Kamloops boasted an hotel, a store, a flour-mill, and a saw-mill; but the Bishop did not stay at this time, taking a drive of forty miles on the Friday to Grand Prairie.

On Saturday the return journey was made to Kamloops, and here on Sunday there was a full day's round of services. The Court House was used as a church, and this in the evening was filled to overflowing. Next day was occupied in visiting, and the Bishop began to give practical attention to the calls he had heard everywhere for a Church school. Large families, he found, were growing up without education for the want of some centrally placed boarding-school conducted on Church lines. A Roman convent school had just been started in Kamloops, but parents naturally objected to send their children there. The Bishop went over this, and he also tried to find some suitable premises which might be converted into a school--with what amount of success we shall see by-and-by.

On Tuesday the journey \vas resumed by steamer as far as Savona's Ferry, where the Bishop stayed for service, and also looked up candidates for confirmation.

The next point was Ashcroft--a very English settlement, for two of the farmers were found keeping a pack of foxhounds with which to hunt the coyotes.

An incident occurred during the stay here which we give in Mrs.

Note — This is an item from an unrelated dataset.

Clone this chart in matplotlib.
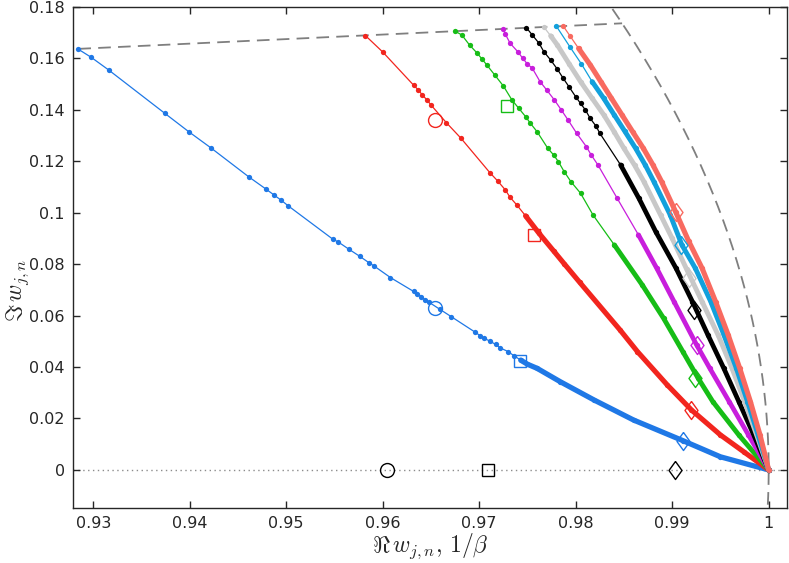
import numpy as np
import matplotlib
matplotlib.use("Agg")
import matplotlib.pyplot as plt
from matplotlib.ticker import FixedLocator, FixedFormatter

plt.rcParams['mathtext.fontset'] = 'cm'
plt.rcParams['font.family'] = ['DejaVu Sans']

# ---------------- data ----------------
blue_x = [0.9284, 0.9298, 0.9316, 0.9374, 0.9399, 0.9422, 0.9461, 0.9479, 0.9487, 0.9495,
          0.9502, 0.9548, 0.9554, 0.9565, 0.9576, 0.9586, 0.9591, 0.9608, 0.9632, 0.9636,
          0.9640, 0.9644, 0.9648, 0.9659, 0.9671, 0.9696, 0.9701, 0.9705, 0.9711, 0.9717,
          0.9722, 0.9730, 0.9736, 0.9743, 0.9750, 0.9760, 0.9784, 0.9819, 0.9860, 0.9911,
          0.9950, 1.0]
blue_y = [0.1637, 0.1604, 0.1555, 0.1387, 0.1315, 0.1252, 0.1140, 0.1092, 0.1070, 0.1048,
          0.1027, 0.0898, 0.0886, 0.0858, 0.0831, 0.0805, 0.0793, 0.0748, 0.0694, 0.0685,
          0.0674, 0.0661, 0.0652, 0.0625, 0.0596, 0.0535, 0.0522, 0.0512, 0.0501, 0.0488,
          0.0474, 0.0460, 0.0444, 0.0427, 0.0411, 0.0395, 0.0343, 0.0272, 0.0194, 0.0114,
          0.0051, 0.0]

red_x = [0.9582, 0.9600, 0.9632, 0.9637, 0.9641, 0.9646, 0.9650, 0.9666, 0.9681, 0.9711,
         0.9719, 0.9727, 0.9732, 0.9739, 0.9748, 0.9762, 0.9777, 0.9788, 0.9804, 0.9846,
         0.9864, 0.9895, 0.9920, 0.9950, 0.9974, 1.0]
red_y = [0.1689, 0.1625, 0.1496, 0.1477, 0.1458, 0.1438, 0.1419, 0.1350, 0.1290, 0.1156,
         0.1124, 0.1089, 0.1060, 0.1030, 0.0988, 0.0920, 0.0852, 0.0802, 0.0730, 0.0544,
         0.0460, 0.0330, 0.0233, 0.0136, 0.0071, 0.0]

green_x = [0.9675, 0.9682, 0.9690, 0.9698, 0.9703, 0.9708, 0.9716, 0.9725, 0.9734, 0.9741,
           0.9748, 0.9753, 0.9760, 0.9771, 0.9777, 0.9782, 0.9788, 0.9795, 0.9805, 0.9818,
           0.9840, 0.9869, 0.9891, 0.9911, 0.9927, 0.9942, 0.9969, 1.0]
green_y = [0.1706, 0.1691, 0.1652, 0.1620, 0.1597, 0.1574, 0.1536, 0.1493, 0.1438, 0.1406,
           0.1374, 0.1348, 0.1315, 0.1251, 0.1225, 0.1199, 0.1160, 0.1121, 0.1076, 0.0991,
           0.0875, 0.0719, 0.0590, 0.0460, 0.0356, 0.0266, 0.0136, 0.0]

magenta_x = [0.9725, 0.9727, 0.9732, 0.9740, 0.9745, 0.9750, 0.9755, 0.9763, 0.9770, 0.9778,
             0.9785, 0.9792, 0.9801, 0.9811, 0.9816, 0.9823, 0.9843, 0.9865, 0.9884, 0.9902,
             0.99253, 0.9939, 0.9959, 0.9979, 1.0]
magenta_y = [0.1715, 0.1695, 0.1659, 0.1626, 0.1601, 0.1578, 0.1562, 0.1510, 0.1477, 0.1438,
             0.1400, 0.1361, 0.1309, 0.1257, 0.1225, 0.1186, 0.1056, 0.0914, 0.0784, 0.0654,
             0.0486, 0.0395, 0.0266, 0.0136, 0.0]

black_x = [0.9749, 0.9755, 0.9762, 0.9767, 0.9774, 0.9781, 0.9787, 0.9793, 0.9800, 0.9805,
           0.9810, 0.9815, 0.9821, 0.9825, 0.98465, 0.98655, 0.9883, 0.9904, 0.9921, 0.9937,
           0.99535, 0.9969, 0.99845, 1.0]
black_y = [0.1719, 0.1691, 0.1659, 0.1626, 0.1594, 0.1558, 0.1523, 0.1490, 0.1451, 0.1425,
           0.1400, 0.1367, 0.1337, 0.1309, 0.1186, 0.1056, 0.0926, 0.0784, 0.0654, 0.0525,
           0.0395, 0.0266, 0.0136, 0.0]

gray_x = [0.9767, 0.9774, 0.9781, 0.9793, 0.9805, 0.9817, 0.98292, 0.9840, 0.98499, 0.9861,
          0.98707, 0.9888, 0.9900, 0.9915, 0.9931, 0.99475, 0.9962, 0.9975, 0.99875, 1.0]
gray_y = [0.1722, 0.1688, 0.1652, 0.1580, 0.1510, 0.1445, 0.1380, 0.1314, 0.1251, 0.1185,
          0.1121, 0.0991, 0.0900, 0.0780, 0.0654, 0.0525, 0.0395, 0.0266, 0.0136, 0.0]

cyan_x = [0.9780, 0.9794, 0.9806, 0.9817, 0.9829, 0.9840, 0.9851, 0.9862, 0.9872, 0.9881,
          0.9898, 0.9910, 0.9924, 0.9940, 0.99536, 0.99665, 0.9978, 0.9989, 1.0]
cyan_y = [0.1725, 0.1645, 0.1578, 0.1510, 0.1445, 0.1380, 0.1316, 0.1251, 0.1186, 0.1121,
          0.0991, 0.0875, 0.0784, 0.0654, 0.0525, 0.0395, 0.0266, 0.0136, 0.0]

salmon_x = [0.9787, 0.9794, 0.9803, 0.9815, 0.9826, 0.9837, 0.9848, 0.9859, 0.9870, 0.9880,
            0.9889, 0.99035, 0.9917, 0.9931, 0.9945, 0.9958, 0.9970, 0.9981, 0.9991, 1.0]
salmon_y = [0.1726, 0.1688, 0.1639, 0.1575, 0.1510, 0.1445, 0.1380, 0.1315, 0.1251, 0.1186,
            0.1121, 0.1004, 0.0890, 0.0784, 0.0654, 0.0525, 0.0395, 0.0266, 0.0136, 0.0]

# special markers
circle_x = [0.9654, 0.9654, 0.9604]
circle_y = [0.0629, 0.1361, 0.0]
square_x = [0.9742, 0.9757, 0.9729, 0.9709]
square_y = [0.0425, 0.0912, 0.1415, 0.0]
diamond_x = [0.9911, 0.9920, 0.9924, 0.99253, 0.99225, 0.9917, 0.9909, 0.99035, 0.9903]
diamond_y = [0.0114, 0.0233, 0.0358, 0.0486, 0.0622, 0.0745, 0.0873, 0.1004, 0.0]

boundary_angle_deg = 10.0

x_ticks = [0.93, 0.94, 0.95, 0.96, 0.97, 0.98, 0.99, 1.0]
x_tick_labels = ['0.93', '0.94', '0.95', '0.96', '0.97', '0.98', '0.99', '1']
y_ticks = [0, 0.02, 0.04, 0.06, 0.08, 0.10, 0.12, 0.14, 0.16, 0.18]
y_tick_labels = ['0', '0.02', '0.04', '0.06', '0.08', '0.1', '0.12', '0.14', '0.16', '0.18']

# ---------------- style ----------------
C_BLUE = '#1f78e6'
C_RED = '#f2251e'
C_GREEN = '#16bd16'
C_MAG = '#c81edc'
C_BLACK = '#000000'
C_GRAY = '#c8c8c8'
C_CYAN = '#12a0dc'
C_SALMON = '#f86a60'

# (x, y, colour, index where points become dense, width of dense band)
curves = [
    (blue_x, blue_y, C_BLUE, 33, 3.8),
    (red_x, red_y, C_RED, 14, 3.7),
    (green_x, green_y, C_GREEN, 20, 3.5),
    (magenta_x, magenta_y, C_MAG, 17, 3.4),
    (black_x, black_y, C_BLACK, 14, 3.4),
    (gray_x, gray_y, C_GRAY, 1, 3.5),
    (cyan_x, cyan_y, C_CYAN, 3, 3.5),
    (salmon_x, salmon_y, C_SALMON, 2, 3.7),
]

fig = plt.figure(figsize=(7.89, 5.63), dpi=100)
ax = fig.add_axes([0.0925, 0.0977, 0.905, 0.8899])

XMIN, XMAX = 0.9279, 1.0019
YMIN, YMAX = -0.0148, 0.18

# zero line
ax.plot([XMIN, XMAX], [0, 0], linestyle=(0, (1, 2.5)), color='#8c8c8c', lw=1.0, zorder=1)

# boundary: ray at the given angle and the unit circle
th = np.deg2rad(boundary_angle_deg)
ax.plot([0.9, np.cos(th)], [0.9 * np.tan(th), np.sin(th)], color='#7f7f7f', lw=1.3,
        dashes=(7, 4), zorder=1)
phi = np.linspace(-0.05, 0.25, 400)
ax.plot(np.cos(phi), np.sin(phi), color='#7f7f7f', lw=1.3, dashes=(7, 4), zorder=1)

z = 2
for xs, ys, col, dense, lwt in curves:
    ax.plot(xs, ys, '-', color=col, lw=0.9, zorder=z)
    ax.plot(xs[dense:], ys[dense:], '-', color=col, lw=lwt, solid_capstyle='round',
            solid_joinstyle='round', zorder=z)
    ax.plot(xs, ys, 'o', color=col, ms=3.8, mew=0, zorder=z)
    z += 1

diamond_colors = [C_BLUE, C_RED, C_GREEN, C_MAG, C_BLACK, C_GRAY, C_CYAN, C_SALMON, C_BLACK]
circle_colors = [C_BLUE, C_RED, C_BLACK]
square_colors = [C_BLUE, C_RED, C_GREEN, C_BLACK]
dmarker = [(0, 1), (0.72, 0), (0, -1), (-0.72, 0), (0, 1)]
for x, y, c in zip(circle_x, circle_y, circle_colors):
    ax.plot(x, y, 'o', ms=10, mfc='none', mec=c, mew=1.0, zorder=20)
for x, y, c in zip(square_x, square_y, square_colors):
    ax.plot(x, y, 's', ms=8.5, mfc='none', mec=c, mew=1.0, zorder=20)
for x, y, c in zip(diamond_x, diamond_y, diamond_colors):
    ax.plot(x, y, marker=dmarker, ms=13, mfc='none', mec=c, mew=1.0, zorder=20)

ax.set_xlim(XMIN, XMAX)
ax.set_ylim(YMIN, YMAX)
ax.xaxis.set_major_locator(FixedLocator(x_ticks))
ax.xaxis.set_major_formatter(FixedFormatter(x_tick_labels))
ax.yaxis.set_major_locator(FixedLocator(y_ticks))
ax.yaxis.set_major_formatter(FixedFormatter(y_tick_labels))
ax.tick_params(direction='in', top=True, right=True, length=5, width=1.0,
               colors='#262626', labelsize=11.5, pad=6)
for s in ax.spines.values():
    s.set_color('#262626')
    s.set_linewidth(1.0)

ax.set_xlabel(r'$\Re\, w_{j,n},\, 1/\beta$', fontsize=17, color='#262626')
ax.xaxis.set_label_coords(0.5, -0.046)
ax.set_ylabel(r'$\Im\, w_{j,n}$', fontsize=17, color='#262626')
ax.yaxis.set_label_coords(-0.059, 0.435)

fig.savefig('out.png', dpi=100)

Sillitoe's own words--

"Whilst we were sitting in the drawing-room one evening during our stay at Ashcroft, an extraordinary noise was heard. Some supposed it to be an earthquake, but we finally came to the conclusion that it was nothing more than the moving of some chairs or tables overhead. The next morning, however, we heard that the sound had been caused by a tremendous landslip three miles distant from where we were, and which had dammed up the river until it should have forced its way through this immense dam. However, in company with our hosts, we drove to the river to judge for ourselves. We found that the dam was half a mile long and eighty feet high. The river above had already risen forty feet over its usual level, and was almost dry below. As it had still forty feet to rise before it could break through, and as it would then almost certainly carry away the only bridge by which we could cross, we decided on continuing our journey to Cook's Ferry, where we were able to cross safely. It was painful to see the salmon--some floundering in shallow pools, others lying dead in the dry bed of the river."

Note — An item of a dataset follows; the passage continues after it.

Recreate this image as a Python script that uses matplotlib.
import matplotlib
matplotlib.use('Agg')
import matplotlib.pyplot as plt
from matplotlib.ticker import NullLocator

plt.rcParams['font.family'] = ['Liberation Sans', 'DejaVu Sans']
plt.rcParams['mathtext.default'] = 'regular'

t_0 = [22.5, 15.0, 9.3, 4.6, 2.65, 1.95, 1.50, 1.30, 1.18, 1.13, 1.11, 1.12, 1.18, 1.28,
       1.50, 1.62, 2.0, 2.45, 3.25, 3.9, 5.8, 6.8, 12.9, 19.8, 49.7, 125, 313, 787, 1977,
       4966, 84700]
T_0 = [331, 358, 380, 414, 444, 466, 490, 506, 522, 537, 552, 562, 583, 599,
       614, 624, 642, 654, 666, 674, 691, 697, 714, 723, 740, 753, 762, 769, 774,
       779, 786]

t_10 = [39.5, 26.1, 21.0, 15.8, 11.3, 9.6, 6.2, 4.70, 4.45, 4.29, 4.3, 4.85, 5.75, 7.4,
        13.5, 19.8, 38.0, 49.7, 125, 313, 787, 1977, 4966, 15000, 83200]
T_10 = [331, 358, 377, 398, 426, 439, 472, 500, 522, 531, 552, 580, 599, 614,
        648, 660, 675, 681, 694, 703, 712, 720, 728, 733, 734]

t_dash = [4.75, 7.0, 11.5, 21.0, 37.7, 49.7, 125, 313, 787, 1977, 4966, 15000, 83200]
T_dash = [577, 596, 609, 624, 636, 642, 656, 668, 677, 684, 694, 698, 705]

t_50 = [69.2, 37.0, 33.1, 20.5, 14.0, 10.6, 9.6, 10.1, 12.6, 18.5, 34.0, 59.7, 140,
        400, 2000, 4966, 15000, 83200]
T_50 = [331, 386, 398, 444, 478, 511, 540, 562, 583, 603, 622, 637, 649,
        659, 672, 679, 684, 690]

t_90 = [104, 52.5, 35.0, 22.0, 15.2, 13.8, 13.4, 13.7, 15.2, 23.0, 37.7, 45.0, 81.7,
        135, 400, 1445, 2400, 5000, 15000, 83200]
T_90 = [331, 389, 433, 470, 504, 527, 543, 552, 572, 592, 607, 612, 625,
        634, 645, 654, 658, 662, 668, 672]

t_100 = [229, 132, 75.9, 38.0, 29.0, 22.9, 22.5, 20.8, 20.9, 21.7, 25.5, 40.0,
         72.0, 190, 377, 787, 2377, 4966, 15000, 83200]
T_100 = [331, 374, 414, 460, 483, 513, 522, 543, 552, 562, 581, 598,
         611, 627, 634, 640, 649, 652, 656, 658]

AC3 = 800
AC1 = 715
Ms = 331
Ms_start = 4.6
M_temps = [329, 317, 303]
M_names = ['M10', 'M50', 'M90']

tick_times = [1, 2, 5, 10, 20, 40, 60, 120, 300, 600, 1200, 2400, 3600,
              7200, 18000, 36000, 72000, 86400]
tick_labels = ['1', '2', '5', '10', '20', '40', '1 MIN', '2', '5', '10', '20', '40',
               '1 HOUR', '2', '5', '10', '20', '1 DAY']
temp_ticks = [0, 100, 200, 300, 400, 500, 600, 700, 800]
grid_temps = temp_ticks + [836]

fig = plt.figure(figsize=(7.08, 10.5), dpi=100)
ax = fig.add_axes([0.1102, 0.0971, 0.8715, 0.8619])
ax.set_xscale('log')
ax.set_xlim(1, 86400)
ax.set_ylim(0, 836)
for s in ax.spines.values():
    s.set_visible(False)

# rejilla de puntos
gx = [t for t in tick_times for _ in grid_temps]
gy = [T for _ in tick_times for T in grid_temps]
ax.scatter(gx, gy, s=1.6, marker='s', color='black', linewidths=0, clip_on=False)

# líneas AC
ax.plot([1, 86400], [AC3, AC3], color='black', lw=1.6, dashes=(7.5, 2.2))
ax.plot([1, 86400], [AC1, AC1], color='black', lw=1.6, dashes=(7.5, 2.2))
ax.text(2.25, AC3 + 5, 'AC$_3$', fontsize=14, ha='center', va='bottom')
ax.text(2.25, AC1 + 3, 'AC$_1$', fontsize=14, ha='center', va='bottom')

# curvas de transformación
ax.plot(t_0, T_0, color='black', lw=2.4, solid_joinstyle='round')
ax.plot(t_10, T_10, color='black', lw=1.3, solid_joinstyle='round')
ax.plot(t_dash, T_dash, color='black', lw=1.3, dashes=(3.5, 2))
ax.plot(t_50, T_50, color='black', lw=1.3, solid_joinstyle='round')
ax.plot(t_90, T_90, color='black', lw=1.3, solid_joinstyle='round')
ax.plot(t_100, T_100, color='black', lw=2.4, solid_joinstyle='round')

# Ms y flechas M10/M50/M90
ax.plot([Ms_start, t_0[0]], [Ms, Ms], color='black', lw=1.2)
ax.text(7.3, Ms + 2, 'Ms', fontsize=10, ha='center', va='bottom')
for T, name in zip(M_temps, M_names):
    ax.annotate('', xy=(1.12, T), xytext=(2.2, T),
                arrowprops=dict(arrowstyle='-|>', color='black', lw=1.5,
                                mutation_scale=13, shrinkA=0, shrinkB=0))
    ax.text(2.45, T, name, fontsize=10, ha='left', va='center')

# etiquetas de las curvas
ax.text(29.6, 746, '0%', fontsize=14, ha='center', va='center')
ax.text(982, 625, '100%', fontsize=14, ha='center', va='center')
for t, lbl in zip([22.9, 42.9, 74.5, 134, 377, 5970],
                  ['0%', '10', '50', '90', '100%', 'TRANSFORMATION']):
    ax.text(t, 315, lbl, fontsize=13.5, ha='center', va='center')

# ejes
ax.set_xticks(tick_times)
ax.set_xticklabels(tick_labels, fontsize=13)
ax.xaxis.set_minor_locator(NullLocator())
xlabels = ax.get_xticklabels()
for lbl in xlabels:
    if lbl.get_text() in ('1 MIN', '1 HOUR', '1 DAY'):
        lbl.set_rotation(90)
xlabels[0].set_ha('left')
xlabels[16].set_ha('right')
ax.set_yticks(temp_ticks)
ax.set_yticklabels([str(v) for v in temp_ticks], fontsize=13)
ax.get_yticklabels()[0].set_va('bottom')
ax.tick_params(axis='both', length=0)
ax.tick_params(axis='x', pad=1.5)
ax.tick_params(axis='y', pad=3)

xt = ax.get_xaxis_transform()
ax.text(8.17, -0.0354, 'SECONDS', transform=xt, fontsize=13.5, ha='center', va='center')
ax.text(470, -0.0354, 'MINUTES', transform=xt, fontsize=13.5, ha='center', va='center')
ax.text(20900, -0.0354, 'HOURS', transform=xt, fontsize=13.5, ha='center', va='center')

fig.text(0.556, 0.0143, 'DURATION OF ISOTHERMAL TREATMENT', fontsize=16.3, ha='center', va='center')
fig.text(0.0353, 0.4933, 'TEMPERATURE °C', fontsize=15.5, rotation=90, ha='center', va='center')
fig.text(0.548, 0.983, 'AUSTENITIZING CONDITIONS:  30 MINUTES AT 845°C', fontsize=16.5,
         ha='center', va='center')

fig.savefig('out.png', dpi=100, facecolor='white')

From Cook's Ferry the journey was resumed to Nicomen, where there were many Indians mining in the river-bed rocks, and from thence to Lytton, the well-known Indian Mission Station, like Yale, under the charge of the Rev. J. B. Good.

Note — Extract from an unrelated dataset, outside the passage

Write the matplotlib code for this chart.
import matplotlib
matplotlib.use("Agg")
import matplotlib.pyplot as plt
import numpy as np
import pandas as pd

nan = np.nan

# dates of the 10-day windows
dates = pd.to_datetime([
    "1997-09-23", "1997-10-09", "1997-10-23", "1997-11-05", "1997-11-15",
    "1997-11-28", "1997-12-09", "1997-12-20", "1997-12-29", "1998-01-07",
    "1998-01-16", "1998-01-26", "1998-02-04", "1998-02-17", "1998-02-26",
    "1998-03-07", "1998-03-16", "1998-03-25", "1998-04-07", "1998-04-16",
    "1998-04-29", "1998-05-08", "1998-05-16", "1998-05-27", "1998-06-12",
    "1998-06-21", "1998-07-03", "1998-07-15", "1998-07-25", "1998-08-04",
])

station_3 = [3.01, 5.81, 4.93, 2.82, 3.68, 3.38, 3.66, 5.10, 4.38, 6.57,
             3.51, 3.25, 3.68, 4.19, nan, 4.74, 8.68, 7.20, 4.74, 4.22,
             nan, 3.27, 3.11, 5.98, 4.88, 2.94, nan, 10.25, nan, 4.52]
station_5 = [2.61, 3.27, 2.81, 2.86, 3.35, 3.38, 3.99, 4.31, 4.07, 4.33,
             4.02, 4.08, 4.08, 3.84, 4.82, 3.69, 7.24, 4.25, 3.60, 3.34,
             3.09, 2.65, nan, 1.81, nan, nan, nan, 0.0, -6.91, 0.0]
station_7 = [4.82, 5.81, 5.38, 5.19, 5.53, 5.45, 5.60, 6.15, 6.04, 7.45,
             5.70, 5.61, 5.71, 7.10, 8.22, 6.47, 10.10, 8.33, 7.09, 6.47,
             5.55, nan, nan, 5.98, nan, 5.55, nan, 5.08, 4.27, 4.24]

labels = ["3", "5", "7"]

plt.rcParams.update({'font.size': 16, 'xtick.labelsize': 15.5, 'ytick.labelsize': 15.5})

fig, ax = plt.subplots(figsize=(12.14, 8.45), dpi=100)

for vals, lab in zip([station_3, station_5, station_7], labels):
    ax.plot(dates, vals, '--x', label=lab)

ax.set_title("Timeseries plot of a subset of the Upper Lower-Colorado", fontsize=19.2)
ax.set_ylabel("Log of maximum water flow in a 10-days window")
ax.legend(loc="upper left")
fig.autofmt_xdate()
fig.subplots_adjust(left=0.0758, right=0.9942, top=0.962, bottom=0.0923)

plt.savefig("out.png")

Returning, New Westminster was reached on October 25th, after an almost continuous journey of six weeks, and covering nearly eight hundred miles.

The next day the Bishop wrote to England--

"We returned yesterday from our journey through the interior of the diocese; we travelled a distance of over seven hundred miles, through a country very rarely travelled by ladies, and into a portion of which no Church of England clergyman has ever before penetrated. I don't say this to exalt our performance, for in truth the 'hardships' we underwent were rather of a pleasant and exciting character than otherwise; but I want you in England to feel that we do not call upon you for earnestness we do not ourselves endeavour to feel in practice. We do not intend to 'sit at home at ease,' and send you lively reports of wants derived second-hand from the complaints of others, but to go and see for ourselves, and force no demands on your faith and charity beyond what we can make ourselves personally responsible for."

The visitation must have brought cheer to many a lonely settler. Everywhere the Bishop found himself able to supply touch with home. Here he would come across a schoolmaster acquainted with friends in England; here a postman who was an old Woolwich cadet; here a University man, now the solitary inhabitant of a log hut, whose only other occupants were a cat and some chickens; here a blacksmith from a familiar parish in England; and here a Yorkshireman with mutual friends and acquaintances--all ready to give and receive a friendly greeting.

It was a journey, too, which helped to make the Bishop familiar with no inconsiderable portion of his huge and bewildering diocese.